I know of no more intensely picturesque and evocative a place than the White Cedar Swamp in South Wellfleet. It is one of the largest remaining cedar swamps on Cape Cod, most of which were cut down and turned into cranberry bogs in the 19th century. The “official” access to the White Cedar Swamp is a half-mile trail that starts from the Marconi Site near the National Seashore Headquarters. But I prefer to get to it by walking out Wireless Road, an old fire road that was the one used by Marconi when he was building his history-making wireless transmission station out in the dunes at the turn of the last century.
Walking the old dirt road, its sandy and needle-strewn surface soft and yielding to my foot, I become aware of a low persistent roar. It is the surf, of course, heard a mile inland here, lending a sort of ground bass, or passacaglia, to this forest scene. The sound of it flows over and down the wooded contours of these hills like a tangible flood.
When I get to the entrance to the swamp, I walk down the slight grade to the boardwalk that winds through it. Usually I avoid officially-marked walking trails in the National Seashore. I suppose it’s a certain snobbishness; I don’t like to be told exactly where I am and what I should be looking at and noticing. Too often my experience has been that, on such marked and labeled trails, what one remembers is the signs rather than the experience of the place itself. But the White Cedar Swamp is so magical, so rich in wordless meaning, that I find it easy to ignore the directional and interpretive signs and simply fall under its spell- especially on a cool breezy sunny April morning like this.
As I walk along the boardwalk that winds through the swamp, I feel I am entering some enchanted place. In fact, the swamp has that supersaturated color, and pillared architecture of a 1940s Technicolor movie set, full of tea-steeped and needle-bottomed pools, green sphagnum islands struck with swords of gold light, and pale, creased, peeling, dusky cedar trunks that rise up into the dark canopy, holding onto night against the morning’s bright assault.

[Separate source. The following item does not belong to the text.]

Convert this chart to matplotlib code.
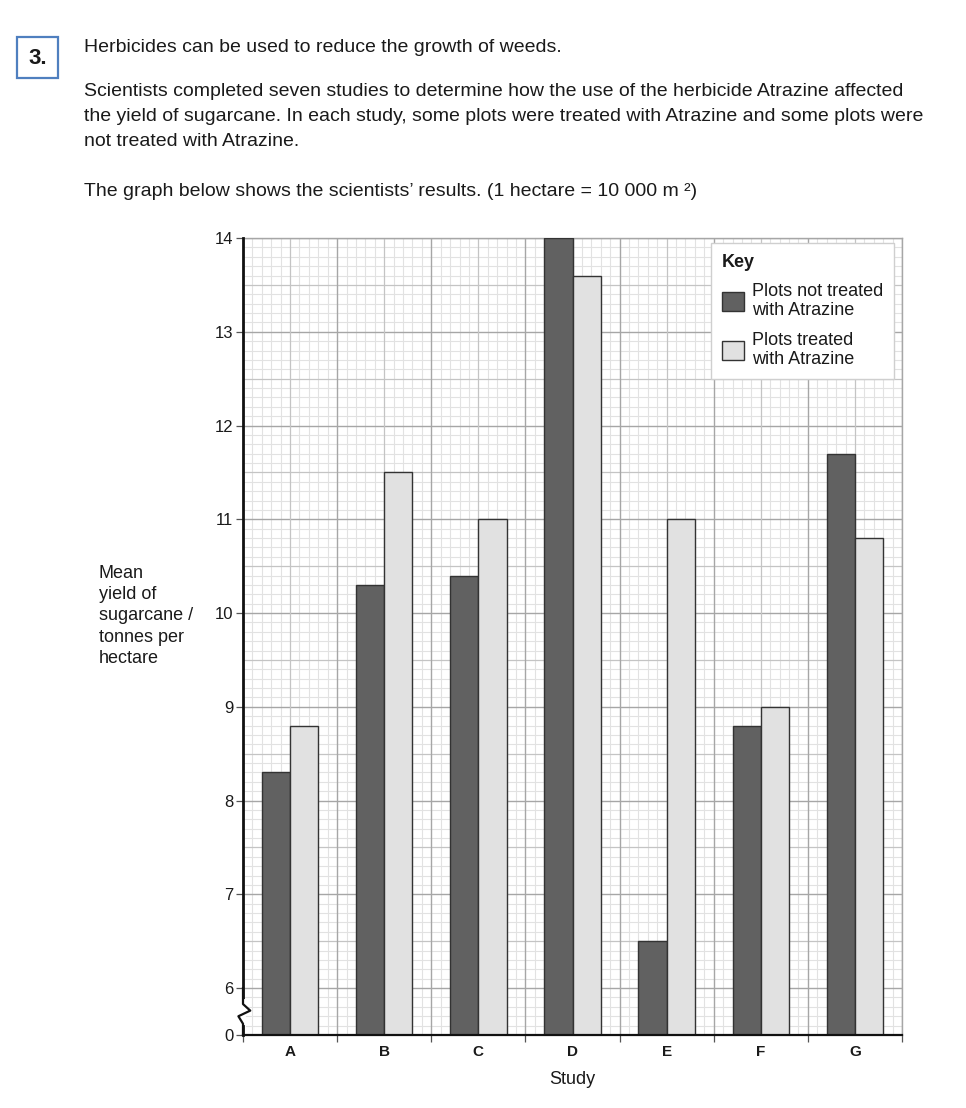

The morning light slides through the tall, dim columns of the cedars, creating a brilliant living chiaroscuro. There is a strange continuity here between the living, the dying and the dead. Moribund trees lean against live ones, while fallen trunks steep in the water at my feet, buried but preserved in the peat-dark water. I feel as if I am walking not so much through the heart of nature as through its brain. I sense a vast system of arboreal synapses and neurons that possesses its own wisdom, for what else is wisdom but a profound grasp of how things work at the deepest levels. And at the same time it seems a deeply mythic place, encompassing a watery underworld, a silent and muffled Middle-Earth, with glimpses of a celestial overworld.
So I walk through this dim labyrinth as if through some vast vegetable consciousness until at last I emerge once again into the morning sun.